July 5, 2011
Earlier this morning I woke up at 1am sweating and unable to go back to sleep for almost 3 hours. Exactly three years ago at this same moment, I stayed out late on the Fourth of July in an effort to relax myself the night before the biggest flight of my life – my private pilot check ride. Today, I’d also be flying but the anxiousness and the flight would be completely different.
As I detailed recently in my post "Mi Día de Independencia," I had visited Chicago at this time to celebrate my independence, as well as my 3-year "pilotversary." Much of my experience on this day in 2008 is detailed at length in my book, The Two Musketeers, when I tirelessly earned my private pilot license. The success of that effort was not individual in nature but rather a joint effort with my father. However, since that time, my father and I had really never had a chance to fly again, outside of a brief 30-minute flight last year that ended quickly due to surface control issues in his Beechcraft Musketeer N8885M. Now today, exactly three years since the date I earned my pilot license, we find ourselves preflighting N8885M at 8am on a picture perfect day (winds calm, 70 degrees, and clear skies).

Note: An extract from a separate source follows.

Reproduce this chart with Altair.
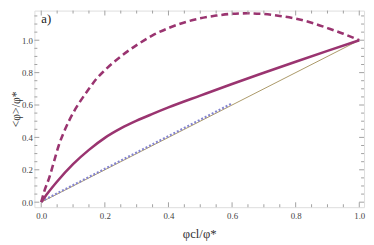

My father still maintains his certified flight instructor (CFI) currency, so this wasn’t just a typical father-son flight around the southern suburbs of Chicago. It was also my biennial flight review. As we walked back to the aircraft on a practically empty ramp area after requesting gas, I asked him, "so what are you thinking about doing today?" He said, "some standard turns, 45 degree turns, slow flight, maximum trim glide, hood work, radio work at Gary airport (GYY), and a couple of landings." And trust me…we did it all in about 1.3 hours. The flight went by so quickly and the day was so beautiful that I really didn’t want to stop.
High, Fast, and Long
There was one interesting part of the flight that involved my straight in landing into GYY. I’d gotten cleared for an approach on runway 30 but was coming from the south. Tower gave me the option for a straight-in approach to runway 2, so I took it. I started a pretty rapid descent at 2000 ft about 3 miles out, pushed the nose down, and powered back. I put in 15 degrees of flaps but was still at 100 mph and high. So I put in 25 degrees of flaps and was still high and fast. After the last notch of flaps (35 degrees), we came in steeper but still high and fast. I could see my father adjust himself in the right seat as he said; "you’re really going to have to slow this down when you get over the runway."

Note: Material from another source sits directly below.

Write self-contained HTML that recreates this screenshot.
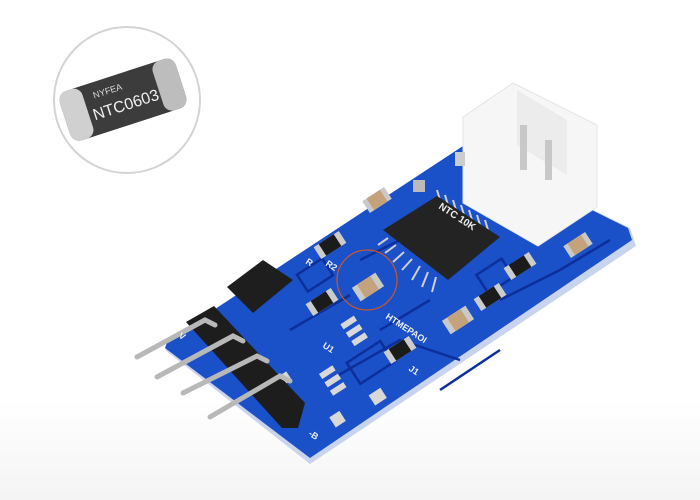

I sailed over halfway down the runway and in the end touched down fairly gently, only at the moment in which the aircraft was ready to land. As I taxied off the runway, I asked the Tower, "so how did that landing look to you?" The controller said, "yeah…I saw that but I thought it settled quite nicely." I laughed and expressed my gratitude as we taxied the long way around the airport for departure back to Lansing – our home airport.
A Treasured Moment in Time
Just like that, the flight I’d been looking forward to since I earned my license on this same field three years ago had ended. It seemed like it went faster than I could process, yet it’s a flight that will last with me for a lifetime. Given that I live in California, my dad and I don’t get a chance to fly much. So now every flight is a special treasure. We spent the rest of the morning, as we typically do when I’m in town, chatting over breakfast – except this time I was getting quizzed on Federal Aviation Regulations (FARs) as required for the oral portion of the biennial flight review.
In many ways, today felt just like the days we spent together 3 years ago while we were working on my pilot training. Yet this July 5th was completely different than the one 3 years ago. Instead of being stressed out during a 2-hour oral exam and a 2.5-hour check ride, I was a relaxed and confident pilot enjoying a morning of flying with his personal CFI, who just happens to be my dad. What a difference a "day" makes.